### RECORD LIST
# # #
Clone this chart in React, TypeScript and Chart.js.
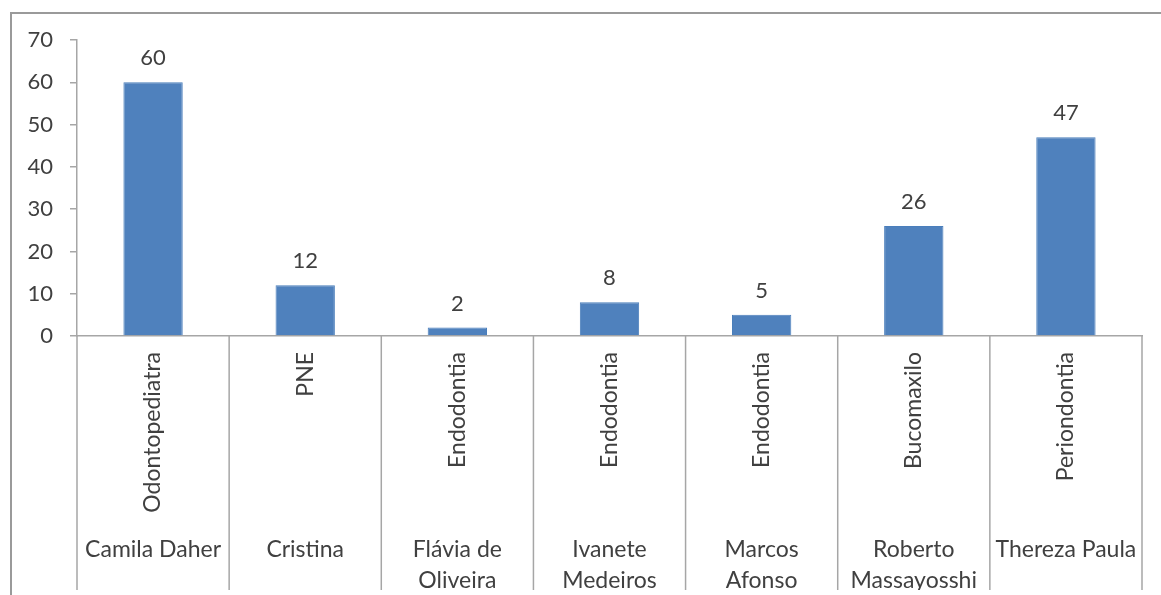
# # #
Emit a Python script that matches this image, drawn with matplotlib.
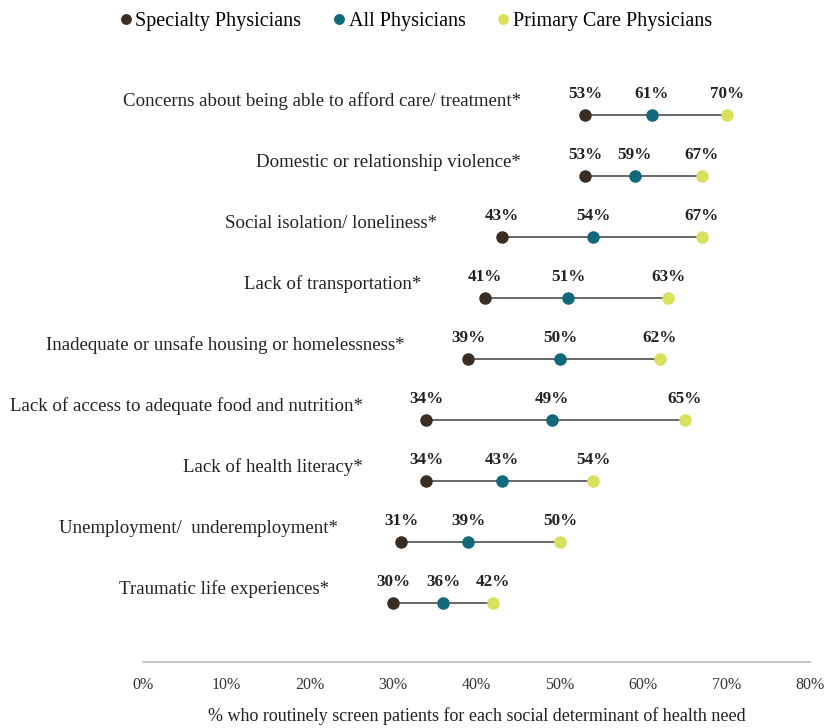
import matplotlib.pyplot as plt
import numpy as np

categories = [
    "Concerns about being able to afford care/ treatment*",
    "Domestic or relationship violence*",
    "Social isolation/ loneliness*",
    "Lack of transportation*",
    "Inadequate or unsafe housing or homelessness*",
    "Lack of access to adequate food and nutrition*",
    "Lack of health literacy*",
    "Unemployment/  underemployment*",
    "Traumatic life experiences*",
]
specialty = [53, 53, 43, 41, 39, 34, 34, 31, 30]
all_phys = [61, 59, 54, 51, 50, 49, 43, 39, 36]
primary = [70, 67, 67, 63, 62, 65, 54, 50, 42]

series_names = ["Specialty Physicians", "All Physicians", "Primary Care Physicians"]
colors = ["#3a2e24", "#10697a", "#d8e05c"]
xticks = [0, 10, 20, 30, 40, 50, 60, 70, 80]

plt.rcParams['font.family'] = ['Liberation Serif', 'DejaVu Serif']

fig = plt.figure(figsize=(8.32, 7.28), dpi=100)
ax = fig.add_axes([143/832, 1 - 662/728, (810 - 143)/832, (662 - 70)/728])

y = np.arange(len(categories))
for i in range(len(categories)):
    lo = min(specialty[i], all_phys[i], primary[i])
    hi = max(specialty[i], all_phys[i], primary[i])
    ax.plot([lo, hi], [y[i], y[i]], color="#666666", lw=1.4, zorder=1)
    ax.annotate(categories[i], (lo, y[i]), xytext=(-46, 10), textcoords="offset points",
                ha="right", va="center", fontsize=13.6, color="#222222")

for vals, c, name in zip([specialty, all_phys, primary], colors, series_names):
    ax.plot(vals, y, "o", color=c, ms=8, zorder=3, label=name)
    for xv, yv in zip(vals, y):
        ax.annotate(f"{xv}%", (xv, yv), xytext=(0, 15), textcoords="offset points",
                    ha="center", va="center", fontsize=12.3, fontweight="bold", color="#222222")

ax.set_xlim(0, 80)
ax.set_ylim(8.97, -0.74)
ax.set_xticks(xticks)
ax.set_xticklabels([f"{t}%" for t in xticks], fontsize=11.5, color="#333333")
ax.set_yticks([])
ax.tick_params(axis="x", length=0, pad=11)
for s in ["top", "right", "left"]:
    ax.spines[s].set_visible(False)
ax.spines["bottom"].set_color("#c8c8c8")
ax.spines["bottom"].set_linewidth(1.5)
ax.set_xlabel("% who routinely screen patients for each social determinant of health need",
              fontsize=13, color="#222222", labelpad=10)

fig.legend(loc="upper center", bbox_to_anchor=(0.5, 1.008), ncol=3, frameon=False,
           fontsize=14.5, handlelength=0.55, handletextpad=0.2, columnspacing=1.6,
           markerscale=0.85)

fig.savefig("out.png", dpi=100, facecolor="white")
# # #
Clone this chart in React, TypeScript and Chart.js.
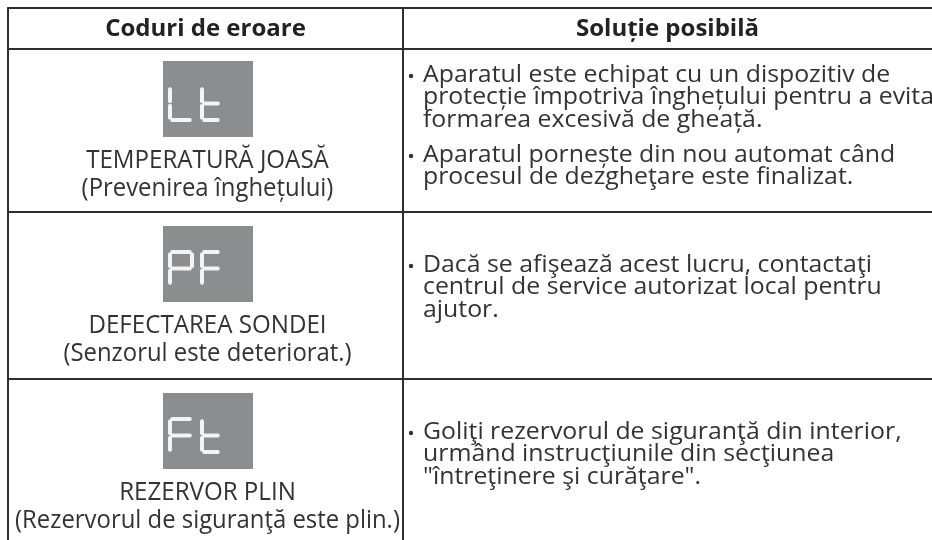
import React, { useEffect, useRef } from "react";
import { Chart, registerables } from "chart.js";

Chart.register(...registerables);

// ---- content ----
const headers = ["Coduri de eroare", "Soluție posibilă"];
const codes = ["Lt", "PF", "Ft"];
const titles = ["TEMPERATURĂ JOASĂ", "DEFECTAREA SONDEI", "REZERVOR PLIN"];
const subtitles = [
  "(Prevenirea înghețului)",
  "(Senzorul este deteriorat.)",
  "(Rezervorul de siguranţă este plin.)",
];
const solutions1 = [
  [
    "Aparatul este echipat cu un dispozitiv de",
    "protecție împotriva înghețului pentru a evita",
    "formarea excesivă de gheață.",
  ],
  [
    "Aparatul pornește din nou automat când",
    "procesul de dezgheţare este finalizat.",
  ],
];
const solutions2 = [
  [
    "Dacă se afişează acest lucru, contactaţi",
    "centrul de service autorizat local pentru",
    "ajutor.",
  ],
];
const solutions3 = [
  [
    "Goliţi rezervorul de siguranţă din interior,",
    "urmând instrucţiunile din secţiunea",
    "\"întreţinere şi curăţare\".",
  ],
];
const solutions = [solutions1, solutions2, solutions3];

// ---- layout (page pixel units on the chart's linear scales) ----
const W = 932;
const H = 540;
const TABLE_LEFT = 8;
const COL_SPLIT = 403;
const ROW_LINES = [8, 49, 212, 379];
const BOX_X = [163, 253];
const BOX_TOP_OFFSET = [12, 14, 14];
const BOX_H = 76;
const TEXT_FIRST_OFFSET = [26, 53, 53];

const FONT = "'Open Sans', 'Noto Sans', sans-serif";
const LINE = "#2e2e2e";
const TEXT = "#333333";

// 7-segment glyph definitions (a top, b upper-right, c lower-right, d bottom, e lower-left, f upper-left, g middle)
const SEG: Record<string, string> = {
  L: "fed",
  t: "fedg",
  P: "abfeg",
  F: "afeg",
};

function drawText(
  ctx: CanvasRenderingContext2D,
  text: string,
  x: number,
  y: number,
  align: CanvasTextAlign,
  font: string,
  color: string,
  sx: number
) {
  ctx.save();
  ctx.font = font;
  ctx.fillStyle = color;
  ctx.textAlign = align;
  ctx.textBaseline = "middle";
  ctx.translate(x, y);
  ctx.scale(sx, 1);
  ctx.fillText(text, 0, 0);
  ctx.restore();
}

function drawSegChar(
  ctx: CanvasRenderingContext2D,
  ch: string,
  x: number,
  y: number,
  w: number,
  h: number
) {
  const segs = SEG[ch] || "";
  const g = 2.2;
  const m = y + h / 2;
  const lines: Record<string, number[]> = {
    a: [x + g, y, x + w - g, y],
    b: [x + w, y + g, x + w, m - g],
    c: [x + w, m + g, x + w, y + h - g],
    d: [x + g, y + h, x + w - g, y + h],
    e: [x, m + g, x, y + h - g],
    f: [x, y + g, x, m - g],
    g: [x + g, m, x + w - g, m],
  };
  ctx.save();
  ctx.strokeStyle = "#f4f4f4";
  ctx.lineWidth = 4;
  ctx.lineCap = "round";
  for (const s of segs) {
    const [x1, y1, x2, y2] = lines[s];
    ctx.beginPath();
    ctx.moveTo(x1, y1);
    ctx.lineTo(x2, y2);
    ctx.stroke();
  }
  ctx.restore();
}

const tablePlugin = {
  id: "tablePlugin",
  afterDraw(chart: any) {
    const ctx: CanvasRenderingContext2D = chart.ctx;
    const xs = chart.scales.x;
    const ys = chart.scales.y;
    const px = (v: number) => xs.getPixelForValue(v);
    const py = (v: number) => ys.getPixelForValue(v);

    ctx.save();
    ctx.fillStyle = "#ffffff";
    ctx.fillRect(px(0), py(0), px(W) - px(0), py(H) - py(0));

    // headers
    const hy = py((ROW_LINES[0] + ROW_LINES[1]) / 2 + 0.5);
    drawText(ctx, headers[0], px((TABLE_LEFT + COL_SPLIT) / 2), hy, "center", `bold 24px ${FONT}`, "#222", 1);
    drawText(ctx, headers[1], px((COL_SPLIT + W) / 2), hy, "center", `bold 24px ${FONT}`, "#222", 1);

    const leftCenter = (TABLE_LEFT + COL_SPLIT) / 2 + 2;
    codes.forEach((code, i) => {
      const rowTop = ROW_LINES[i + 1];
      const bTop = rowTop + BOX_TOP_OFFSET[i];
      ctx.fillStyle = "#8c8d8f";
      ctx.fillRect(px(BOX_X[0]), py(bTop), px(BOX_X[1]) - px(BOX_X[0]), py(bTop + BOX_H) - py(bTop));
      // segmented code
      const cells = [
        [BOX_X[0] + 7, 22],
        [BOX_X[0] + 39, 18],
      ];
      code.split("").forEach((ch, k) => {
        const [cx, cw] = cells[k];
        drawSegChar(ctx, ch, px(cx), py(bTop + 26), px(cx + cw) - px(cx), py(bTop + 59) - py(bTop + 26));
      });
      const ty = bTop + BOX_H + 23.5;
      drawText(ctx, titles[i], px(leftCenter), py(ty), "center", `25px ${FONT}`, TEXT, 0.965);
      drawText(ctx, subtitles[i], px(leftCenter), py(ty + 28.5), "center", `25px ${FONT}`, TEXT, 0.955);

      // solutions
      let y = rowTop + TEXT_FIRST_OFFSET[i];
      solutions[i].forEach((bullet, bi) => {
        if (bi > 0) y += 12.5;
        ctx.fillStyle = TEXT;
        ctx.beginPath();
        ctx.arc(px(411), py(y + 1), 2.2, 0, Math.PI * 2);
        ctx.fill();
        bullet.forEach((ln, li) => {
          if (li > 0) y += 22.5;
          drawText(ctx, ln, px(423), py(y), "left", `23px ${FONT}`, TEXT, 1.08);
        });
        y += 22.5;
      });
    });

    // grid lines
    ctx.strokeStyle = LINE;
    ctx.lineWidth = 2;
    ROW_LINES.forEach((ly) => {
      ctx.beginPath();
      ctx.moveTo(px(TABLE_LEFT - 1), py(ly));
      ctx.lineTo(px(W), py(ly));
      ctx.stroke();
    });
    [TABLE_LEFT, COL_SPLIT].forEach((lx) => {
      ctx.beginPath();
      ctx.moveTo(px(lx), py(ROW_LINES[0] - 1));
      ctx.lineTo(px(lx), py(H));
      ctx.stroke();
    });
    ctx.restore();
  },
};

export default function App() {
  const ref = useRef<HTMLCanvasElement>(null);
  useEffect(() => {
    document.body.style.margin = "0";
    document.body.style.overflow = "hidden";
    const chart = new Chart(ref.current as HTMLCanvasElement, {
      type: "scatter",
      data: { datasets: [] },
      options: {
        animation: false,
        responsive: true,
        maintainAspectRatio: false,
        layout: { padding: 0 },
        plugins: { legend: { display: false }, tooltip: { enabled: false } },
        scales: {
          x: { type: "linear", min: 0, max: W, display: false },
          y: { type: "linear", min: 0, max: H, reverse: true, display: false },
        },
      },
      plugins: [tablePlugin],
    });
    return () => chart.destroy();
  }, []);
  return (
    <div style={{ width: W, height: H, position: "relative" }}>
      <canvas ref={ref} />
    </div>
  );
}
# # #
### BRIEF
Your task is to transcribe exactly the lines starting at the line that contains "Emit a Python" and ending at the line that contains "import numpy as np", both included. Leave out the pictures.

### FINAL ANSWER
Emit a Python script that matches this image, drawn with matplotlib.
import matplotlib.pyplot as plt
import numpy as np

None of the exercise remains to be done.